I grew up playing chess with my Dad. My grandfather had made us a really nice chess board that piqued my curiosity when I was young. My parents taught me how to play and I started playing against my dad quite a bit, gradually getting better. I never beat my Dad in those early years of elementary school.

That changed during third and fourth grade when I started playing in our school chess club. We had an awesome chess club with probably fifteen to twenty kids showing up an hour before school a few times a week. We played against each other before school, during school and often times after school as well. My friend Jeremy and I, (pitcher for the Kansas city Royals) who lived a few houses up the street from us, used to play a lot. He was a few grades older than I was, and would destroy me every time we played. I never felt bad though, as he and some of the other guys on the team had won state and gone to the national chess tournament at least once or twice. The best I did was take second in the state when I was in 6th grade.

The first few times I beat my Dad, I couldn’t tell if he was playing easy on me. I think he was. At some point however, I started noticing he was taking the games more seriously. I remember one game I won.  After realizing it was over, he leaned back in his chair shaking his head with a smile. He won, he said to my mother. He won, he repeated again. I had beaten my Dad. That wasn’t supposed happen. My Dad was invincible when I was little.

Yet I was growing up. My Dad wasn’t always going to be bigger, stronger and smarter than me. Life seemed to go by so slowly when I was young, and then I won a game of chess and 10 years passed by in a second. Realizations like this are powerful, and they turn into monuments that we will never forget.

bear-fighting-tiger

As I watched my son yesterday come so close to defeating me, I was afraid that this incredible season of my life was coming to a close. I wasn’t ready for it to happen. So like a cornered animal, I clawed and willed myself to victory one more time.

Thankfully most change in our lives comes upon us slowly, giving us a chance to adjust. Life’s too short to live in the past. We need to enjoy the present, but strive to make the next season even better.

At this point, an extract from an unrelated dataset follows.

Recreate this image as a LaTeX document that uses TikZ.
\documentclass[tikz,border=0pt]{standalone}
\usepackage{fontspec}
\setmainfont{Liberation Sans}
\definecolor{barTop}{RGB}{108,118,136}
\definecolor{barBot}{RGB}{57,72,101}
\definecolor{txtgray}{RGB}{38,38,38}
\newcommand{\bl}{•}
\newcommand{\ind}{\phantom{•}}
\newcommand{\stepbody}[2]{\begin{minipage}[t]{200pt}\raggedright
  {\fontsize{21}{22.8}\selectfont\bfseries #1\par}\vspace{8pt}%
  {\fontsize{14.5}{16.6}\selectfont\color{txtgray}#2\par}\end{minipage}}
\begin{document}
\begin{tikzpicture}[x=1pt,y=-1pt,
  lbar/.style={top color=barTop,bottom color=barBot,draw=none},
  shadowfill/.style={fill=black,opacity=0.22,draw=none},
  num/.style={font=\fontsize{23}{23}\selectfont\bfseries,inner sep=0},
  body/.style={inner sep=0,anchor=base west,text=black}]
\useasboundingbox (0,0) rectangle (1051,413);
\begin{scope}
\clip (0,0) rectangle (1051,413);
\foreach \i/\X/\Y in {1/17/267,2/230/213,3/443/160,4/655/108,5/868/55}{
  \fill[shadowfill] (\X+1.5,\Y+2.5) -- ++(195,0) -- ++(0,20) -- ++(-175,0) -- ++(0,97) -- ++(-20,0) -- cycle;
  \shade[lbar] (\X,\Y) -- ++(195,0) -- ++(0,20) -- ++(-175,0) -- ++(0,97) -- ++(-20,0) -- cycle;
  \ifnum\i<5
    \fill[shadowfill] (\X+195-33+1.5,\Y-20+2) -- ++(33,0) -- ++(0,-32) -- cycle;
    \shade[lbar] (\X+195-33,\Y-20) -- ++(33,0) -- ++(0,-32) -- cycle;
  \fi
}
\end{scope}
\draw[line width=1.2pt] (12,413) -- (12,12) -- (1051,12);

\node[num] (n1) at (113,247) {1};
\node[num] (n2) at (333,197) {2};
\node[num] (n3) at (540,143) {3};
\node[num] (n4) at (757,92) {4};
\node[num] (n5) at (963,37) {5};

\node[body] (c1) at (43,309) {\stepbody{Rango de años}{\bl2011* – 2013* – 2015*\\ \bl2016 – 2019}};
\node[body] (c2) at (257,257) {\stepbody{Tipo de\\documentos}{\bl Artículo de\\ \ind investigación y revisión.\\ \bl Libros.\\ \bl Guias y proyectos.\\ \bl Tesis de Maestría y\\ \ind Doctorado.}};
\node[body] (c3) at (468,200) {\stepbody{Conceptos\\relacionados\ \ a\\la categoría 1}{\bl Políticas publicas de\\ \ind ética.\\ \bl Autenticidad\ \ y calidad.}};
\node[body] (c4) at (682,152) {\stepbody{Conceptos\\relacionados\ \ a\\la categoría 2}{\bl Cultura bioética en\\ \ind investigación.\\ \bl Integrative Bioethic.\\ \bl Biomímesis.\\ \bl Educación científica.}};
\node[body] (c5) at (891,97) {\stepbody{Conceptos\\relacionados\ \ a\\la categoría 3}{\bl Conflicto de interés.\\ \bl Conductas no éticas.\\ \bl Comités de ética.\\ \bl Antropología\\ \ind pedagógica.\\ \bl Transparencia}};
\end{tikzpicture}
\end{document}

It will still be hard when I lose. We usually shake hands at the end of each game. This time I’ll probably have to give him a hug so he won’t see my tears, and with that, another monument will be built.

*Update* He beat me yesterday, a week after I wrote this post. I made one mistake and couldn’t recover. He couldn’t get to sleep last night until almost midnight he was so excited.

Postscript:

I started teaching my son how to play chess less than a year ago. Since then he’s played hundreds of games against me, our computer and anyone else that is ever up for a game. Two months ago he won the first chess tournament at a community center close by. It was against other kids between the ages of 6-10. He regularly beats all the adults that he plays, except one friend of ours. Zach, who is about my age, has regularly kept Moses and I humble over these past months.

I should also add, that at some point I put a $50 bounty on my head for the day he beats me. Looking back, that was a mistake, as he is never lacking in motivation and drive to get better at anything he puts his mind to. And soon I will be $50 poorer.

4 COMMENTS

  1. Hi Ryan,
    This Blog entry really made me smile:) Thanks for taking the time to write down your memories, along with the daily connections. The photo of you and your son is priceless!!

  2. This took me back 50 years to games between my Dad and I, yes I also remember the first time I beat him. Thanks.

    Your son is definitely a chip off the old block!

  3. Hi, Ryan,

    Great post. That equates to when your child first legitimately beats you at anything. I remember my sons’ first chess wins over me, the first time they beat me in a foot race, and their first win over me in tennis. And those tennis matches were some hotly fought contests! I used to be able to win using my wiles over their youthful enthusiasm, but now they just roll over me. And it’s great!